- Problem to work on -
All of the data must be printed exactly; please include every line.
▶
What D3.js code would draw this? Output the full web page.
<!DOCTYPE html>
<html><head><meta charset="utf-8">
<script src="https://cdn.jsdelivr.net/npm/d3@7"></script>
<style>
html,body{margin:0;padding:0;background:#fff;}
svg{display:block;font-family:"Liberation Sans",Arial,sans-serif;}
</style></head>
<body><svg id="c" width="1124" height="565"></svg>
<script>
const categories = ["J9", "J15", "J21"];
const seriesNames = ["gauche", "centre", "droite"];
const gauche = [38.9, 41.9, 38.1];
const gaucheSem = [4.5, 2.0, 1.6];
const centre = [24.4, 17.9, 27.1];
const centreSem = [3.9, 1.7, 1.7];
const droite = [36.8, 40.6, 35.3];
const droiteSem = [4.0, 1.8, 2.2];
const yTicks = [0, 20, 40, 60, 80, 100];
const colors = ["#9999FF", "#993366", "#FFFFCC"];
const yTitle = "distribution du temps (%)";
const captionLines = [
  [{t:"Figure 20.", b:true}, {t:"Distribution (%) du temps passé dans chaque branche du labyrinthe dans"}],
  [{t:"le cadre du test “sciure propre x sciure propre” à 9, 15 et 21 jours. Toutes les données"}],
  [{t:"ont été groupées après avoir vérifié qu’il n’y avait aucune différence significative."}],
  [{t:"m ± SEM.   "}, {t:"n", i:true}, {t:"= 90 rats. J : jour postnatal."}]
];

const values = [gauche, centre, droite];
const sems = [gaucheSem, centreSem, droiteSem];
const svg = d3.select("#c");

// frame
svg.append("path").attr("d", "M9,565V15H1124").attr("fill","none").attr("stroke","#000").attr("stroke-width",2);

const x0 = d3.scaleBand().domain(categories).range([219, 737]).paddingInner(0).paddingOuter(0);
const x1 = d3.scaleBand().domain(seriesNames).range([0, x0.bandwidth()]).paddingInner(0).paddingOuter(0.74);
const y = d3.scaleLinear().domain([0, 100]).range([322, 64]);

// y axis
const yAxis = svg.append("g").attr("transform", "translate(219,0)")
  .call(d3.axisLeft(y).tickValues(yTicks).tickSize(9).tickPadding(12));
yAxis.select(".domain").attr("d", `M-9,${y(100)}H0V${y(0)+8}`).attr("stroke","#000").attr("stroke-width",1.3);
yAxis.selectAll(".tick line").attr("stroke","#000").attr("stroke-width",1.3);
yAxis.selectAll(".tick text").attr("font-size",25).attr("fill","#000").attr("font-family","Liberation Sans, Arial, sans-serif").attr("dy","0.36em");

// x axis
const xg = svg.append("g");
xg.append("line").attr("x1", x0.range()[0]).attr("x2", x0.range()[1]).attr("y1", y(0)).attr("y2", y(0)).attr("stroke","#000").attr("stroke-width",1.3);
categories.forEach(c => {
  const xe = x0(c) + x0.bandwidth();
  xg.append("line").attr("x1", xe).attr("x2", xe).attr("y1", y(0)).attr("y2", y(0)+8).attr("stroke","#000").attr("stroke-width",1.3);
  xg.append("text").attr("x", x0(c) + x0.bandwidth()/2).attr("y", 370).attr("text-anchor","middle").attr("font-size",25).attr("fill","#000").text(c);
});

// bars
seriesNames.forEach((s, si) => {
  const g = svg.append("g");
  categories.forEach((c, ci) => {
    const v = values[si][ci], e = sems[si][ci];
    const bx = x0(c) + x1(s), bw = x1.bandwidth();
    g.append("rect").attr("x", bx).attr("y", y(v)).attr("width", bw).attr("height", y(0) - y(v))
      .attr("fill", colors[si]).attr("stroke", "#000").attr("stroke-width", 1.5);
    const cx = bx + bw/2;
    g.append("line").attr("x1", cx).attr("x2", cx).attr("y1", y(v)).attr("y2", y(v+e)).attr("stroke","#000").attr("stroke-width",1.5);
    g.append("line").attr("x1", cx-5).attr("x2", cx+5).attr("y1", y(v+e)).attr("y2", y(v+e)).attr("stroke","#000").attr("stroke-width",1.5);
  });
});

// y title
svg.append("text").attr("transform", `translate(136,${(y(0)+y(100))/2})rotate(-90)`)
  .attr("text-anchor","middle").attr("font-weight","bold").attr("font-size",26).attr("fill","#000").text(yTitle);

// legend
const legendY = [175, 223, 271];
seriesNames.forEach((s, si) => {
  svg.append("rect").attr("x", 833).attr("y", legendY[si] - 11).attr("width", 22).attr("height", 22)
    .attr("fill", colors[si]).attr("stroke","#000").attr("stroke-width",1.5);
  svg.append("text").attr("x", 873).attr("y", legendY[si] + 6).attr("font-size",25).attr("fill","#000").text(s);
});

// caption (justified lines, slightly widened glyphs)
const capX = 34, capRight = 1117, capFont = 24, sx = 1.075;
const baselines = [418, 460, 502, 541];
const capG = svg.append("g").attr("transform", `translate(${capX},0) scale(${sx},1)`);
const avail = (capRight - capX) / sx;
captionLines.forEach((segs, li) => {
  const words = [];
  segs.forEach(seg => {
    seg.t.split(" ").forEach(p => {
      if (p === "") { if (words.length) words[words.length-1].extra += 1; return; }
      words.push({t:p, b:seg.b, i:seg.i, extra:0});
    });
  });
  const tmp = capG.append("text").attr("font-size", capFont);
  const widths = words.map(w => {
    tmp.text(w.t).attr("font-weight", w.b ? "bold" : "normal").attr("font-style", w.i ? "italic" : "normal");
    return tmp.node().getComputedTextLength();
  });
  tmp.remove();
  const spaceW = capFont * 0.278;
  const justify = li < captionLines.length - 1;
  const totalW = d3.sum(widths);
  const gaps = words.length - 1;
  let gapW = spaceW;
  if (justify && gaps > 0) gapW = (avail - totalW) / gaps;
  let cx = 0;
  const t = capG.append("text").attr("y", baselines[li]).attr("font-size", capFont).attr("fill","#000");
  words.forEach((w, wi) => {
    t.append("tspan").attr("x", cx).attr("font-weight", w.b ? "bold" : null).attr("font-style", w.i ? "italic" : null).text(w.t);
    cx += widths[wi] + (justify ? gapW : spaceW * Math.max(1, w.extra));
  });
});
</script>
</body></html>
◀
- Answer to this problem -
What D3.js code would draw this? Output the full web page.
<!DOCTYPE html>
<html><head><meta charset="utf-8">
<script src="https://cdn.jsdelivr.net/npm/d3@7"></script>
<style>
html,body{margin:0;padding:0;background:#fff;}
svg{display:block;font-family:"Liberation Sans",Arial,sans-serif;}
</style></head>
<body><svg id="c" width="1124" height="565"></svg>
<script>
const categories = ["J9", "J15", "J21"];
const seriesNames = ["gauche", "centre", "droite"];
const gauche = [38.9, 41.9, 38.1];
const gaucheSem = [4.5, 2.0, 1.6];
const centre = [24.4, 17.9, 27.1];
const centreSem = [3.9, 1.7, 1.7];
const droite = [36.8, 40.6, 35.3];
const droiteSem = [4.0, 1.8, 2.2];
const yTicks = [0, 20, 40, 60, 80, 100];
const colors = ["#9999FF", "#993366", "#FFFFCC"];
const yTitle = "distribution du temps (%)";
const captionLines = [
  [{t:"Figure 20.", b:true}, {t:"Distribution (%) du temps passé dans chaque branche du labyrinthe dans"}],
  [{t:"le cadre du test “sciure propre x sciure propre” à 9, 15 et 21 jours. Toutes les données"}],
  [{t:"ont été groupées après avoir vérifié qu’il n’y avait aucune différence significative."}],
  [{t:"m ± SEM.   "}, {t:"n", i:true}, {t:"= 90 rats. J : jour postnatal."}]
];

const values = [gauche, centre, droite];
const sems = [gaucheSem, centreSem, droiteSem];
const svg = d3.select("#c");

// frame
svg.append("path").attr("d", "M9,565V15H1124").attr("fill","none").attr("stroke","#000").attr("stroke-width",2);

const x0 = d3.scaleBand().domain(categories).range([219, 737]).paddingInner(0).paddingOuter(0);
const x1 = d3.scaleBand().domain(seriesNames).range([0, x0.bandwidth()]).paddingInner(0).paddingOuter(0.74);
const y = d3.scaleLinear().domain([0, 100]).range([322, 64]);

// y axis
const yAxis = svg.append("g").attr("transform", "translate(219,0)")
  .call(d3.axisLeft(y).tickValues(yTicks).tickSize(9).tickPadding(12));
yAxis.select(".domain").attr("d", `M-9,${y(100)}H0V${y(0)+8}`).attr("stroke","#000").attr("stroke-width",1.3);
yAxis.selectAll(".tick line").attr("stroke","#000").attr("stroke-width",1.3);
yAxis.selectAll(".tick text").attr("font-size",25).attr("fill","#000").attr("font-family","Liberation Sans, Arial, sans-serif").attr("dy","0.36em");

// x axis
const xg = svg.append("g");
xg.append("line").attr("x1", x0.range()[0]).attr("x2", x0.range()[1]).attr("y1", y(0)).attr("y2", y(0)).attr("stroke","#000").attr("stroke-width",1.3);
categories.forEach(c => {
  const xe = x0(c) + x0.bandwidth();
  xg.append("line").attr("x1", xe).attr("x2", xe).attr("y1", y(0)).attr("y2", y(0)+8).attr("stroke","#000").attr("stroke-width",1.3);
  xg.append("text").attr("x", x0(c) + x0.bandwidth()/2).attr("y", 370).attr("text-anchor","middle").attr("font-size",25).attr("fill","#000").text(c);
});

// bars
seriesNames.forEach((s, si) => {
  const g = svg.append("g");
  categories.forEach((c, ci) => {
    const v = values[si][ci], e = sems[si][ci];
    const bx = x0(c) + x1(s), bw = x1.bandwidth();
    g.append("rect").attr("x", bx).attr("y", y(v)).attr("width", bw).attr("height", y(0) - y(v))
      .attr("fill", colors[si]).attr("stroke", "#000").attr("stroke-width", 1.5);
    const cx = bx + bw/2;
    g.append("line").attr("x1", cx).attr("x2", cx).attr("y1", y(v)).attr("y2", y(v+e)).attr("stroke","#000").attr("stroke-width",1.5);
    g.append("line").attr("x1", cx-5).attr("x2", cx+5).attr("y1", y(v+e)).attr("y2", y(v+e)).attr("stroke","#000").attr("stroke-width",1.5);
  });
});

// y title
svg.append("text").attr("transform", `translate(136,${(y(0)+y(100))/2})rotate(-90)`)
  .attr("text-anchor","middle").attr("font-weight","bold").attr("font-size",26).attr("fill","#000").text(yTitle);

// legend
const legendY = [175, 223, 271];
seriesNames.forEach((s, si) => {
  svg.append("rect").attr("x", 833).attr("y", legendY[si] - 11).attr("width", 22).attr("height", 22)
    .attr("fill", colors[si]).attr("stroke","#000").attr("stroke-width",1.5);
  svg.append("text").attr("x", 873).attr("y", legendY[si] + 6).attr("font-size",25).attr("fill","#000").text(s);
});

// caption (justified lines, slightly widened glyphs)
const capX = 34, capRight = 1117, capFont = 24, sx = 1.075;
const baselines = [418, 460, 502, 541];
const capG = svg.append("g").attr("transform", `translate(${capX},0) scale(${sx},1)`);
const avail = (capRight - capX) / sx;
captionLines.forEach((segs, li) => {
  const words = [];
  segs.forEach(seg => {
    seg.t.split(" ").forEach(p => {
      if (p === "") { if (words.length) words[words.length-1].extra += 1; return; }
      words.push({t:p, b:seg.b, i:seg.i, extra:0});
    });
  });
  const tmp = capG.append("text").attr("font-size", capFont);
  const widths = words.map(w => {
    tmp.text(w.t).attr("font-weight", w.b ? "bold" : "normal").attr("font-style", w.i ? "italic" : "normal");
    return tmp.node().getComputedTextLength();
  });
  tmp.remove();
  const spaceW = capFont * 0.278;
  const justify = li < captionLines.length - 1;
  const totalW = d3.sum(widths);
  const gaps = words.length - 1;
  let gapW = spaceW;
  if (justify && gaps > 0) gapW = (avail - totalW) / gaps;
  let cx = 0;
  const t = capG.append("text").attr("y", baselines[li]).attr("font-size", capFont).attr("fill","#000");
  words.forEach((w, wi) => {
    t.append("tspan").attr("x", cx).attr("font-weight", w.b ? "bold" : null).attr("font-style", w.i ? "italic" : null).text(w.t);
    cx += widths[wi] + (justify ? gapW : spaceW * Math.max(1, w.extra));
  });
});
</script>
</body></html>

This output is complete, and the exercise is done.